LEV L. DASSIN, the Acting United States Attorney for the Southern District of New York, announced that a former employee of the New York City Department of Education (“DOE”), GEORGE ORTIZ, pleaded guilty today to extortion and bribery charges. According to the Indictment to which ORTIZ pleaded guilty, other documents filed in the case, and statements made during the guilty plea proceeding before United States District Judge BARBARA S. JONES in Manhattan federal court:

ORTIZ, 64, of Bronx, New York, worked as a supervisor in the DOE Office of Pupil Transportation (“OPT”). OPT sets the specifications for bus routes; oversees the process by which private bus companies bid for and obtain certain bus routes; processes requests from bus companies to have certain routes classified as “extended” (and hence more costly) because they begin earlier or run later than standard DOE bus times; and conducts safety and mechanical inspections of school buses.
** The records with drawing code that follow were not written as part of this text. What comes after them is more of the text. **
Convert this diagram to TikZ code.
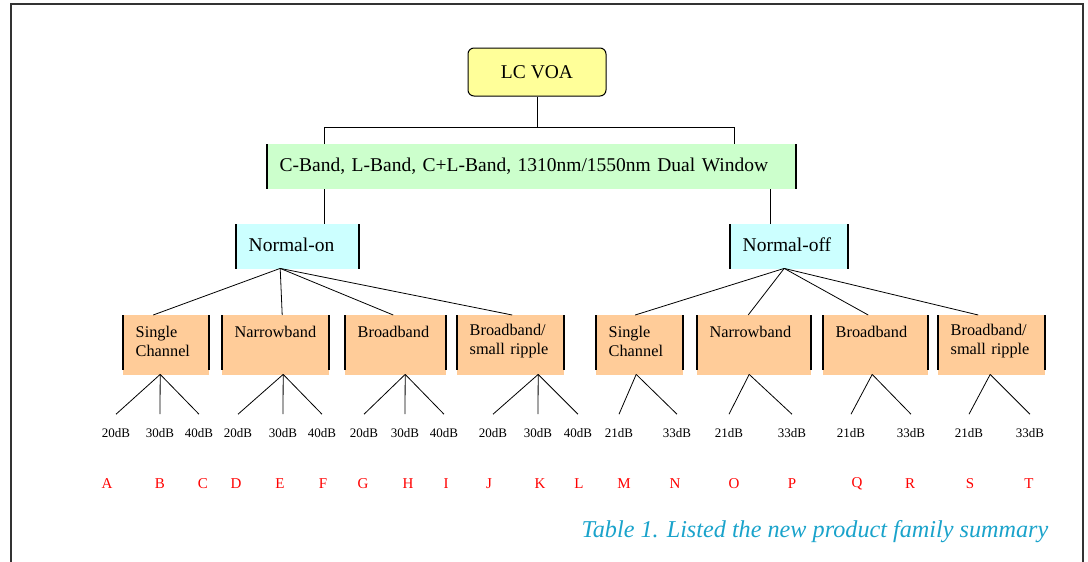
\documentclass[tikz,border=0pt]{standalone}
\usepackage{fontspec}
\setmainfont{Liberation Serif}
\usepackage{tikz}

\definecolor{voayellow}{HTML}{FFFF99}
\definecolor{bandgreen}{HTML}{CCFFCC}
\definecolor{modecyan}{HTML}{CCFFFF}
\definecolor{typeorange}{HTML}{FFCC99}
\definecolor{framegray}{HTML}{333333}
\definecolor{captionblue}{HTML}{1AA3CB}

\newcommand{\bigfont}{\fontsize{19.5}{22}\selectfont}
\newcommand{\midfont}{\fontsize{16.3}{18.5}\selectfont}

\tikzset{
  sidebar/.style={line width=2pt},
  link/.style={line width=0.8pt},
  leaf/.style={inner sep=0pt, font=\fontsize{13}{15}\selectfont},
  letter/.style={inner sep=0pt, text=red, font=\fontsize{15}{17}\selectfont}
}

\begin{document}
\begin{tikzpicture}[x=1pt,y=-1pt]
        \useasboundingbox (0,0) rectangle (1088,562);
        \draw[framegray, line width=2pt] (11,580) -- (11,4) -- (1083,4) -- (1083,580);

        % top box
        \node[draw, fill=voayellow, rounded corners=6pt, line width=1pt,
              minimum width=138pt, minimum height=48pt, font=\bigfont] (voa) at (537,72) {LC VOA};

        \begin{scope}[every node/.style={anchor=north west, inner xsep=12.5pt, inner ysep=0pt, align=left}]
          \node[fill=bandgreen, text width=504pt, minimum height=45pt, font=\bigfont] (band) at (267,144)
               {C-Band, L-Band, C+L-Band, 1310nm/1550nm Dual Window};
          \node[fill=modecyan, text width=98pt, minimum height=41pt, font=\bigfont] (on)  at (236,224) {Normal-on};
          \node[fill=modecyan, text width=93pt, minimum height=41pt, font=\bigfont] (off) at (730,224) {Normal-off};

          \begin{scope}[every node/.append style={fill=typeorange, minimum height=52pt, font=\midfont}]
            \node[text width=61pt] (sc1) at (123,315) {Single\\Channel};
            \node[text width=82pt] (nb1) at (222,315) {Narrowband\\~};
            \node[text width=76pt] (bb1) at (345,315) {Broadband\\~};
            \node[text width=82pt] (br1) at (457,315) {Broadband/\\small ripple};
            \node[text width=62pt] (sc2) at (596,315) {Single\\Channel};
            \node[text width=89pt] (nb2) at (697,315) {Narrowband\\~};
            \node[text width=80pt] (bb2) at (823,315) {Broadband\\~};
            \node[text width=82pt] (br2) at (938,315) {Broadband/\\small ripple};
          \end{scope}
        \end{scope}

        % thick sides
        \foreach \b in {band}
          \draw[sidebar] (\b.north west) -- (\b.south west) (\b.north east) -- (\b.south east);
        \foreach \b in {on,off} {
          \fill[modecyan] (\b.south west) rectangle ([yshift=-4pt]\b.south east);
          \draw[sidebar] (\b.north west) -- ([yshift=-4pt]\b.south west)
                         (\b.north east) -- ([yshift=-4pt]\b.south east);
        }
        \foreach \b in {sc1,nb1,bb1,br1,sc2,nb2,bb2,br2} {
          \fill[typeorange] (\b.south west) rectangle ([yshift=-8pt]\b.south east);
          \draw[sidebar] (\b.north west) -- ([yshift=-3pt]\b.south west)
                         (\b.north east) -- ([yshift=-3pt]\b.south east);
        }

        % attenuation values
        \foreach \nm/\x/\lbl in {l1/116/20dB, l2/160/30dB, l3/199/40dB, l4/238/20dB, l5/283/30dB,
                                 l6/322/40dB, l7/364/20dB, l8/405/30dB, l9/444/40dB, l10/493/20dB,
                                 l11/538/30dB, l12/578/40dB, l13/619/21dB, l14/677/33dB, l15/729/21dB,
                                 l16/792/33dB, l17/851/21dB, l18/911/33dB, l19/969/21dB, l20/1030/33dB}
          \node[leaf] (\nm) at (\x,433) {\lbl};

        % part letters
        \foreach \nm/\x in {A/107, B/160, C/203, D/236, E/280, F/323, G/363, H/408, I/446, J/489,
                            K/540, L/579, M/624, N/675, O/734, P/792, Q/857, R/910, S/970, T/1029}
          \node[letter] (\nm) at (\x,484) {\nm};

        \node[text=captionblue, font=\fontsize{24.2}{27}\selectfont\itshape] (cap) at (815,532)
             {Table 1. Listed the new product family summary};

        % tree lines
        \coordinate (barL) at (324,127);
        \coordinate (barR) at (734,127);
        \draw[link] (voa.south) -- (voa.south |- barL);
        \draw[link] (band.north -| barL) -- (barL) -- (barR) -- (band.north -| barR);
        \draw[link] (band.south -| barL) -- (on.north -| barL);
        \draw[link] ([xshift=-19pt]off.north) -- ([xshift=-19pt]off.north |- band.south);

        \foreach \b/\dx in {sc1/-13, nb1/6.5, bb1/-2.5, br1/1.5}
          \draw[link] ([xshift=-17.5pt,yshift=-3pt]on.south) -- ([xshift=\dx pt]\b.north);
        \foreach \b/\dx in {sc2/-4.5, nb2/-6, bb2/-7.5, br2/-13.5}
          \draw[link] ([xshift=-5pt,yshift=-3pt]off.south) -- ([xshift=\dx pt]\b.north);

        \foreach \b/\dx/\ends in {sc1/-6/{l1,l2,l3}, nb1/7.5/{l4,l5,l6}, bb1/9.5/{l7,l8,l9},
                                  br1/27.5/{l10,l11,l12}, sc2/-3.5/{l13,l14}, nb2/-5/{l15,l16},
                                  bb2/-3.5/{l17,l18}, br2/-1.5/{l19,l20}}
          \foreach \e in \ends
            \draw[link] ([xshift=\dx pt,yshift=-7pt]\b.south) -- ([yshift=14pt]\e.north);

\end{tikzpicture}
\end{document}
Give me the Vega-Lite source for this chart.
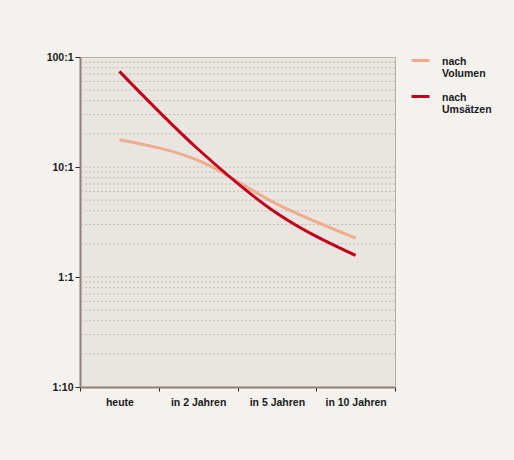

ORTIZ and fellow supervisors NEIL CREMIN and IRA SOKOL were specifically assigned to the OPT division responsible for providing bus and other transportation services to special education students.

From at least the mid-1990s until 2007, ORTIZ and his co-defendants solicited and accepted cash payments from various private bus company owners who held transportation contracts with DOE. In some instances, the defendants used their official positions within DOE to collect payments from bus company owners in exchange for various benefits relating to OPT business. For example, the defendants took cash payments from bus company owners to falsely classify certain bus routes as “extended” routes, and in connection with the allocation of certain DOE bus routes to those companies. The defendants also collected payments in exchange for favorable treatment relating to school bus safety violations uncovered during inspections, and providing advance notice of safety inspections that were supposed to be unannounced. In some instances, the defendants knew that the bus company owners were making payments in the belief that they would receive improper benefits in exchange, but the defendants could not in fact deliver those benefits. In other instances, the payments were not connected to any particular benefit, but were intended to secure the goodwill of the defendants. The defendants and other OPT employees collected cash payments from several hundred dollars per year from certain bus company owners, to tens of thousands of dollars per year from other bus company owners.

At his plea hearing, ORTIZ admitted that he had received bribes in exchange for various improper, official benefits, including overlooking violations during safety and mechanical inspections of school buses.

ORTIZ pleaded guilty to one count of conspiring to use his official position at DOE to extort bus company owners; one count of using his official position at DOE to extort bus company owners; one count of conspiring to receive bribes to influence his actions as an employee of an agency, the DOE, that received federal program funding; and one count of receive bribes to influence his actions as an employee of an agency, the DOE, that received federal program funding. ORTIZ faces a maximum sentence of 55 years on those charges.

ORTIZ is the third DOE supervisor or inspector to plead guilty in this case. On February 6, 2009, CREMIN, 61, of Queens, New York, and SOKOL, 70, of Brooklyn, New York, pleaded guilty to bribery charges. CREMIN is scheduled to be sentenced by Judge JONES on May 6, 2009, and SOKOL is scheduled to be sentenced by Judge JONES on May 7, 2009.

OPT employee MILTON SMITH, 56, of Tobyhanna, Pennsylvania, has related charges pending concerning solicitation and extortion of bribes. SMITH is scheduled to commence trial on February 23, 2009, before Judge JONES. The charges contained in the Indictment as to SMITH are merely accusations, and he is presumed innocent unless and until proven guilty.

Mr. DASSIN praised the work of the Federal Bureau of Investigation, the U.S. Department of Labor’s Office of Inspector General and Office of Labor-Management Standards, and the New York Police Department, as well as the Special Commissioner of Investigation for the New York City School District.

Assistant United States Attorneys ELIE HONIG and KENNETH POLITE are in charge of the prosecution.